Last week, my school had a sub who shared with students that she was from China. There is nothing wrong with people sharing with others where they were born and information about their country. Due to coronavirus hysteria and xenophobic comments from adults online, I should not have been surprised that students would also fall prey to unsettling beliefs that are not grounded in facts.
As educators, our jobs are to inform students and teach them the truth. In my piece, last month, “Addressing Tragedies and Controversial Current Events in the Classroom,” I emphasized the importance of teachers addressing topics head-on and not shying away from them. Teachers should not allow misinformation to spread throughout the school.
Educators should focus on prevention. Any good doctor will tell you that prevention is the best medicine. The Centers for Disease Control and Prevention provided these preventative measures:
- Avoid close contact with people who are sick.
- Avoid touching your eyes, nose, and mouth.
- Stay home when you are sick.
- Cover your cough or sneeze with a tissue, then throw the tissue in the trash.
- Clean and disinfect frequently touched objects and surfaces using a regular household cleaning spray or wipe.
- Follow CDC’s recommendations for using a facemask.
- CDC does not recommend that people who are well wear a facemask to protect themselves from respiratory diseases, including COVID-19.
- Facemasks should be used by people who show symptoms of COVID-19 to help prevent the spread of the disease to others. The use of facemasks is also crucial for health workers and people who are taking care of someone in close settings (at home or in a health care facility).
- Wash your hands often with soap and water for at least 20 seconds, especially after going to the bathroom; before eating; and after blowing your nose, coughing, or sneezing.
- If soap and water are not readily available, use an alcohol-based hand sanitizer with at least 60% alcohol. Always wash hands with soap and water if hands are visibly dirty.
For example, reminding students to wash their hands would be an appropriate response. Specifically, students should be reminded to wash their hands well. We have all seen people dab on some soap and splash some water for a couple of seconds. Those hands are not clean!

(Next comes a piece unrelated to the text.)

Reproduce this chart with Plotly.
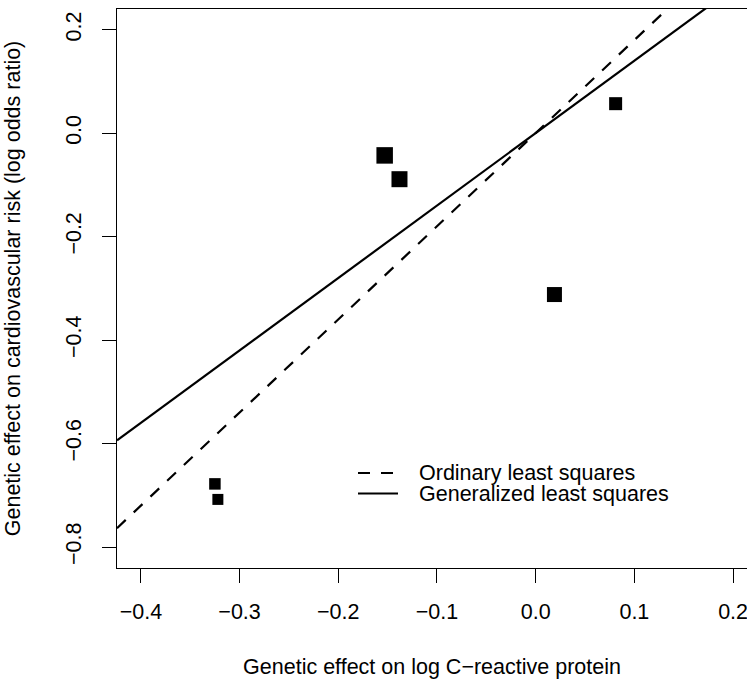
import numpy as np
import plotly.graph_objects as go

# ---- data ----
crp_effect = [-0.325, -0.322, -0.153, -0.138, 0.019, 0.081]
cvd_effect = [-0.678, -0.708, -0.043, -0.089, -0.312, 0.057]
point_size_px = [11.5, 11, 16.5, 16, 15, 13]

ols_slope = 1.80   # ordinary least squares (through origin)
gls_slope = 1.40   # generalized least squares (through origin)

legend_labels = ["Ordinary least squares", "Generalized least squares"]

x_ticks = [-0.4, -0.3, -0.2, -0.1, 0.0, 0.1, 0.2]
y_ticks = [-0.8, -0.6, -0.4, -0.2, 0.0, 0.2]
x_range = [-0.4242, 0.2141]
y_range = [-0.8406, 0.2400]

FONT = "Liberation Sans, Arial, Helvetica, sans-serif"
FS = 21.5

W, H = 747, 679
ML, MR, MT, MB = 117, 0, 9, 111
PW, PH = W - ML - MR, H - MT - MB


def px_x(p):
    return (p - ML) / PW


def px_y(p):
    return (H - MB - p) / PH


line_x = np.array(x_range)

fig = go.Figure()
fig.add_trace(go.Scatter(
    x=line_x, y=ols_slope * line_x, mode="lines",
    line=dict(color="black", width=2.2, dash="12px,11px"),
    name=legend_labels[0], showlegend=False))
fig.add_trace(go.Scatter(
    x=line_x, y=gls_slope * line_x, mode="lines",
    line=dict(color="black", width=2.2),
    name=legend_labels[1], showlegend=False))
fig.add_trace(go.Scatter(
    x=crp_effect, y=cvd_effect, mode="markers",
    marker=dict(symbol="square", size=point_size_px, color="#000000",
                opacity=1, line=dict(width=0)),
    showlegend=False))

# manual legend (R style, no box)
legend_rows_px = [473, 493.5]
dashes = ["12px,11px", "solid"]
for lab, yy, dsh in zip(legend_labels, legend_rows_px, dashes):
    fig.add_shape(type="line", xref="paper", yref="paper",
                  x0=px_x(358), x1=px_x(398), y0=px_y(yy), y1=px_y(yy),
                  line=dict(color="black", width=2.2, dash=dsh))
    fig.add_annotation(xref="paper", yref="paper", x=px_x(417), y=px_y(yy),
                       xanchor="left", yanchor="middle", text=lab,
                       showarrow=False,
                       font=dict(family=FONT, size=FS, color="black"))

fig.update_layout(
    width=W, height=H,
    margin=dict(l=ML, r=MR, t=MT, b=MB),
    paper_bgcolor="white", plot_bgcolor="white",
    font=dict(family=FONT, size=FS, color="black"),
    showlegend=False,
    xaxis=dict(range=x_range, tickvals=x_ticks, tickformat=".1f",
               showgrid=False, zeroline=False, automargin=False,
               showline=True, linecolor="black", linewidth=1, mirror=True,
               ticks="outside", ticklen=14, tickwidth=1, tickcolor="black",
               ticklabelstandoff=10, ticklabeloverflow="allow",
               title=dict(text="Genetic effect on log C\u2212reactive protein",
                          font=dict(size=FS), standoff=46)),
    yaxis=dict(range=y_range, tickvals=y_ticks, tickformat=".1f",
               showgrid=False, zeroline=False, automargin=False,
               showline=True, linecolor="black", linewidth=1, mirror=False,
               ticks="outside", ticklen=14, tickwidth=1, tickcolor="black",
               tickangle=-90, ticklabelstandoff=12, ticklabeloverflow="allow",
               title=dict(text="Genetic effect on cardiovascular risk (log odds ratio)",
                          font=dict(size=FS), standoff=35)),
)

fig.write_html(
    "out.html",
    config={"displayModeBar": False},
    post_script="document.body.style.margin='0';document.body.style.overflow='hidden';",
)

Teachers should pay attention to students who seem to be sick. Teachers are not doctors and should not make a diagnosis. Sending the student to the nurse would be the best course of action.
A student asked me if this is like the black plague. I assured the student this is not the plague. I also explained how medical professionals are sharing the flu has impacted more people than the coronavirus. A recent article from John Hopkins Medicine provided this data:
COVID-19: Approximately 3,653 deaths reported worldwide; 17 deaths in the U.S., as of Mar. 8, 2020.
Flu: 291,000 to 646,000 deaths worldwide; 12,000 to 61,000 deaths in the U.S. per year.
Based on students’ ages, providing this specific data might not be appropriate, but high school students should be mature enough to gain perspective from this data. We don’t want younger students to believe that they are now going to die from the flu and create another hysteria. Instead, teachers could show Brain POP’s video which sums up coronavirus for younger students.
Students should be reminded that just like people recover from the flu, a cold, or a sinus infection, people are recovering from this virus. Many of the people impacted had preexisting conditions or compromised immune systems.
Last, pay attention to guidance from the department of education in your state. In Indiana, the IDOE has already added a page to its website to share information.
Most importantly, teachers should address comments and provide factual information and encourage students to wash their hands. This situation reminds of when everyone was worried about H1N1, known as the swine flu. The panic around that passed, and the panic and hysteria around coronavirus shall pass too.